** Start DATA EXTRACT **
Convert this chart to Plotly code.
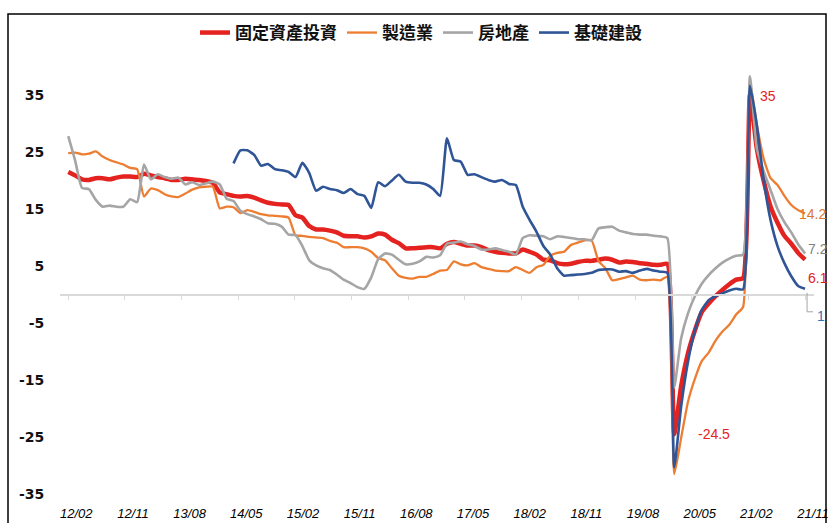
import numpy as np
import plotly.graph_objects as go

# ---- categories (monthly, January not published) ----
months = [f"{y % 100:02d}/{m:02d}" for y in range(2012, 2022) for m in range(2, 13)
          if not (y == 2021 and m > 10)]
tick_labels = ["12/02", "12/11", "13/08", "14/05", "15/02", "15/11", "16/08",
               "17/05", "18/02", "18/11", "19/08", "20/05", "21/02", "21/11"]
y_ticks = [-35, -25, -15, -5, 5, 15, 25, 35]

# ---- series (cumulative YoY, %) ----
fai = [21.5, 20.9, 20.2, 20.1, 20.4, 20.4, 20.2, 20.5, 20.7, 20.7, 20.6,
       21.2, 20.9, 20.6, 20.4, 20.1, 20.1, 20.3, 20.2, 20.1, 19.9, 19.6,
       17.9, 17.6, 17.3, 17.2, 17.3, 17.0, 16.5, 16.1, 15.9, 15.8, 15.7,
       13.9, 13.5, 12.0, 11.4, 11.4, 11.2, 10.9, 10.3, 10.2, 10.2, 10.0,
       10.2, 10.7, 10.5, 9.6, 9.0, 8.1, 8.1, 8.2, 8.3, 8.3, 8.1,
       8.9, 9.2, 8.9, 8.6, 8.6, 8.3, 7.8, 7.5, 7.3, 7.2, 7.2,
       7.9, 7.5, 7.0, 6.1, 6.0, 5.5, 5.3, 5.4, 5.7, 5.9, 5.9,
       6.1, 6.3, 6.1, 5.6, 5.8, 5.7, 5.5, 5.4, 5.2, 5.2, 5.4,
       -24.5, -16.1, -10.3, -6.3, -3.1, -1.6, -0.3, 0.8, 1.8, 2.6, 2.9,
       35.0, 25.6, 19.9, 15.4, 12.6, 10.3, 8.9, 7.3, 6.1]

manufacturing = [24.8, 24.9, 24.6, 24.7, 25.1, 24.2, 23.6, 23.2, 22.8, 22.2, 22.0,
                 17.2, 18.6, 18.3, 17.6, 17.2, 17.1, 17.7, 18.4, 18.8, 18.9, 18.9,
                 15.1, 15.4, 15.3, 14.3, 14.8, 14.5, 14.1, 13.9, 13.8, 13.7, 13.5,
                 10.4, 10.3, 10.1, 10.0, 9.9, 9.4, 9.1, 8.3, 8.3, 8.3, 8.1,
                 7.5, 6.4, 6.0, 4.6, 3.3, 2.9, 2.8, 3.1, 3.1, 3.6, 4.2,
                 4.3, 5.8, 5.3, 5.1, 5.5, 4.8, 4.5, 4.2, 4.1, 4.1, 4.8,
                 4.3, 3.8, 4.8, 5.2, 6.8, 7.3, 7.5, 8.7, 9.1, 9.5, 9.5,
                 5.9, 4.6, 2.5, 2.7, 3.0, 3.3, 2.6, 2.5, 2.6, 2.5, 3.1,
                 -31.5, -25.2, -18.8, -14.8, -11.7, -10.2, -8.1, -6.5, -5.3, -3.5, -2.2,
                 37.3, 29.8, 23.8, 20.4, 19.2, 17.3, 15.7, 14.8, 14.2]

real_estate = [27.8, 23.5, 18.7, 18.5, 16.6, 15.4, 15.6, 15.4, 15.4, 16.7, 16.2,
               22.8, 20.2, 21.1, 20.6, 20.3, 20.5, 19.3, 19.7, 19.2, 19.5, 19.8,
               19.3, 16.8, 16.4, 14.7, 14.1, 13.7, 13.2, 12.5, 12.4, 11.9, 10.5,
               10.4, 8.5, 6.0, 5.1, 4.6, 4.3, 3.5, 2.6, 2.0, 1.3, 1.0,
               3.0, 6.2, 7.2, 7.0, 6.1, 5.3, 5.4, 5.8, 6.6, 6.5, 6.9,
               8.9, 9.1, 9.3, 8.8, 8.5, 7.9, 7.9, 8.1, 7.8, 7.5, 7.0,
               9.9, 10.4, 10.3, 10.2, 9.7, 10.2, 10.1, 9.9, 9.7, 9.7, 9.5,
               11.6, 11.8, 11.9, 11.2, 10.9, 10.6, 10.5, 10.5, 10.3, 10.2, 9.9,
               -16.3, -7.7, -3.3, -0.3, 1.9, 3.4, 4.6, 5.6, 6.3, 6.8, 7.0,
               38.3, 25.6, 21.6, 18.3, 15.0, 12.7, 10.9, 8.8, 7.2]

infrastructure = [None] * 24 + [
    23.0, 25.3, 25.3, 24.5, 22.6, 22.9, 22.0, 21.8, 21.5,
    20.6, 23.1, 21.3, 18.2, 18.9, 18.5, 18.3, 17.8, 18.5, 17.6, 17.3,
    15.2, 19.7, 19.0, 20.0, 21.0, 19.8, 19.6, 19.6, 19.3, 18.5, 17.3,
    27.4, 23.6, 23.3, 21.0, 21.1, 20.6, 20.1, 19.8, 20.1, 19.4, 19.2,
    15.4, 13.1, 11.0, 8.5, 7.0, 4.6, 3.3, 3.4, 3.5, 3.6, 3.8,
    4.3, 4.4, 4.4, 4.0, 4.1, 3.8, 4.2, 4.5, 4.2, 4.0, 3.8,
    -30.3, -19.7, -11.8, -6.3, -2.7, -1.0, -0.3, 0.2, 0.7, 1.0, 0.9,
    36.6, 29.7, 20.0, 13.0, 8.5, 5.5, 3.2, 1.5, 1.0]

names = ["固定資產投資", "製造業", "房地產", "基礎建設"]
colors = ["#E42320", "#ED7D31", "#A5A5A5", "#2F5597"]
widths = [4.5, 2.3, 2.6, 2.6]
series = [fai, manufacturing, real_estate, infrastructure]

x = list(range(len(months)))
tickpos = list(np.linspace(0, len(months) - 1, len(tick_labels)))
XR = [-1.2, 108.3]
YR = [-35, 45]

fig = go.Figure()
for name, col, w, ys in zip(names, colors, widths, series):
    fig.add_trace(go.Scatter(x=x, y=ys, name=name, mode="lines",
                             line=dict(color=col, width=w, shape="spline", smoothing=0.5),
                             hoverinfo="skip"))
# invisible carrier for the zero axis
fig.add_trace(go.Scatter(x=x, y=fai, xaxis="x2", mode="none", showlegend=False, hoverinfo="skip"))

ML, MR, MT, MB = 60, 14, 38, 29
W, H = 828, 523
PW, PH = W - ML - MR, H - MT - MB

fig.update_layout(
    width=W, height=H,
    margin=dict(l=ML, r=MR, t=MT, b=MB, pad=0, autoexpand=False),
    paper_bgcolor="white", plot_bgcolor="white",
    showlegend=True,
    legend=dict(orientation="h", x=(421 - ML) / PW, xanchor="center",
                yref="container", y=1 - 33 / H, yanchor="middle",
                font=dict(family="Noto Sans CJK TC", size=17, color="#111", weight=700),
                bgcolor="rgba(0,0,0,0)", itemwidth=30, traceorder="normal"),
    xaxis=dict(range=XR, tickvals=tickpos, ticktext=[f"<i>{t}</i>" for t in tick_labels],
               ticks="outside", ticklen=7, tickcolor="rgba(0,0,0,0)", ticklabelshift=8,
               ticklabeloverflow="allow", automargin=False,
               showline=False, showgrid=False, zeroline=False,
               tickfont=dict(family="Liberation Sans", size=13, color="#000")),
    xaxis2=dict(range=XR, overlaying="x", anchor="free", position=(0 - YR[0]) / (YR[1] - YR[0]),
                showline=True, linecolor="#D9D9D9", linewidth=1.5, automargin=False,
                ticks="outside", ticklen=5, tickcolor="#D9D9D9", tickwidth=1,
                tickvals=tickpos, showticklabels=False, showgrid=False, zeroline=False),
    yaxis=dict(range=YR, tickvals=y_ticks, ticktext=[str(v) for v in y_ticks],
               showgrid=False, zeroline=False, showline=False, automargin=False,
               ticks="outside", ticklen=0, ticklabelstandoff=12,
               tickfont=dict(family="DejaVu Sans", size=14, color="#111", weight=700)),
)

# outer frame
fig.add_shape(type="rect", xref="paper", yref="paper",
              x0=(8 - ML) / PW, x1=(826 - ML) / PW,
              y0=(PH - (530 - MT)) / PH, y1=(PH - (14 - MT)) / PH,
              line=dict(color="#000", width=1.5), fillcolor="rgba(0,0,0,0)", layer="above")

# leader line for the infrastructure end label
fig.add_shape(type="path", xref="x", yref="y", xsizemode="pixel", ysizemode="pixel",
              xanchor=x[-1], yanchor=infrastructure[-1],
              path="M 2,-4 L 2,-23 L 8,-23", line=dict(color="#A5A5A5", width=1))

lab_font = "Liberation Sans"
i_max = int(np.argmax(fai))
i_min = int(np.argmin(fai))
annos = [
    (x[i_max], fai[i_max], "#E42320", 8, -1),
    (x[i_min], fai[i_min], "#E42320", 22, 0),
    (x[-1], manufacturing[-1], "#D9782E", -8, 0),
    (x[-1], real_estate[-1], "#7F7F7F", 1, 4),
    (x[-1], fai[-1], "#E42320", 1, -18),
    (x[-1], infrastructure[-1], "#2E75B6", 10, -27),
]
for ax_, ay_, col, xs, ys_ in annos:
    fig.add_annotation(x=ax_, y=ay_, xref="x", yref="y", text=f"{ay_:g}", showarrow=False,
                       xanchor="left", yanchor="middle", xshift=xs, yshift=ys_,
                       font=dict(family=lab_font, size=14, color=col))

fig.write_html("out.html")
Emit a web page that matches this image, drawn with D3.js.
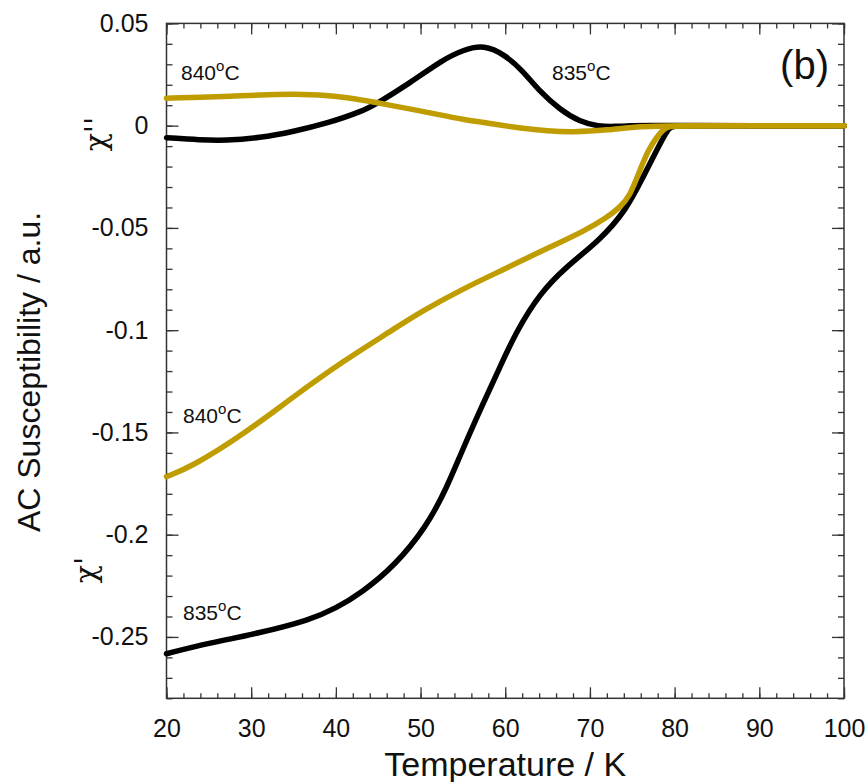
** End DATA EXTRACT **
PROBLEM STATEMENT: Without any pictures, reproduce the lines from the first one in the material through the line that has "37.3, 29.8, 23.8, 20.4, 19.2, 17.3, 15.7, 14.8, 14.2]", exactly as they appear.

TASK RESPONSE:
Convert this chart to Plotly code.
import numpy as np
import plotly.graph_objects as go

# ---- categories (monthly, January not published) ----
months = [f"{y % 100:02d}/{m:02d}" for y in range(2012, 2022) for m in range(2, 13)
          if not (y == 2021 and m > 10)]
tick_labels = ["12/02", "12/11", "13/08", "14/05", "15/02", "15/11", "16/08",
               "17/05", "18/02", "18/11", "19/08", "20/05", "21/02", "21/11"]
y_ticks = [-35, -25, -15, -5, 5, 15, 25, 35]

# ---- series (cumulative YoY, %) ----
fai = [21.5, 20.9, 20.2, 20.1, 20.4, 20.4, 20.2, 20.5, 20.7, 20.7, 20.6,
       21.2, 20.9, 20.6, 20.4, 20.1, 20.1, 20.3, 20.2, 20.1, 19.9, 19.6,
       17.9, 17.6, 17.3, 17.2, 17.3, 17.0, 16.5, 16.1, 15.9, 15.8, 15.7,
       13.9, 13.5, 12.0, 11.4, 11.4, 11.2, 10.9, 10.3, 10.2, 10.2, 10.0,
       10.2, 10.7, 10.5, 9.6, 9.0, 8.1, 8.1, 8.2, 8.3, 8.3, 8.1,
       8.9, 9.2, 8.9, 8.6, 8.6, 8.3, 7.8, 7.5, 7.3, 7.2, 7.2,
       7.9, 7.5, 7.0, 6.1, 6.0, 5.5, 5.3, 5.4, 5.7, 5.9, 5.9,
       6.1, 6.3, 6.1, 5.6, 5.8, 5.7, 5.5, 5.4, 5.2, 5.2, 5.4,
       -24.5, -16.1, -10.3, -6.3, -3.1, -1.6, -0.3, 0.8, 1.8, 2.6, 2.9,
       35.0, 25.6, 19.9, 15.4, 12.6, 10.3, 8.9, 7.3, 6.1]

manufacturing = [24.8, 24.9, 24.6, 24.7, 25.1, 24.2, 23.6, 23.2, 22.8, 22.2, 22.0,
                 17.2, 18.6, 18.3, 17.6, 17.2, 17.1, 17.7, 18.4, 18.8, 18.9, 18.9,
                 15.1, 15.4, 15.3, 14.3, 14.8, 14.5, 14.1, 13.9, 13.8, 13.7, 13.5,
                 10.4, 10.3, 10.1, 10.0, 9.9, 9.4, 9.1, 8.3, 8.3, 8.3, 8.1,
                 7.5, 6.4, 6.0, 4.6, 3.3, 2.9, 2.8, 3.1, 3.1, 3.6, 4.2,
                 4.3, 5.8, 5.3, 5.1, 5.5, 4.8, 4.5, 4.2, 4.1, 4.1, 4.8,
                 4.3, 3.8, 4.8, 5.2, 6.8, 7.3, 7.5, 8.7, 9.1, 9.5, 9.5,
                 5.9, 4.6, 2.5, 2.7, 3.0, 3.3, 2.6, 2.5, 2.6, 2.5, 3.1,
                 -31.5, -25.2, -18.8, -14.8, -11.7, -10.2, -8.1, -6.5, -5.3, -3.5, -2.2,
                 37.3, 29.8, 23.8, 20.4, 19.2, 17.3, 15.7, 14.8, 14.2]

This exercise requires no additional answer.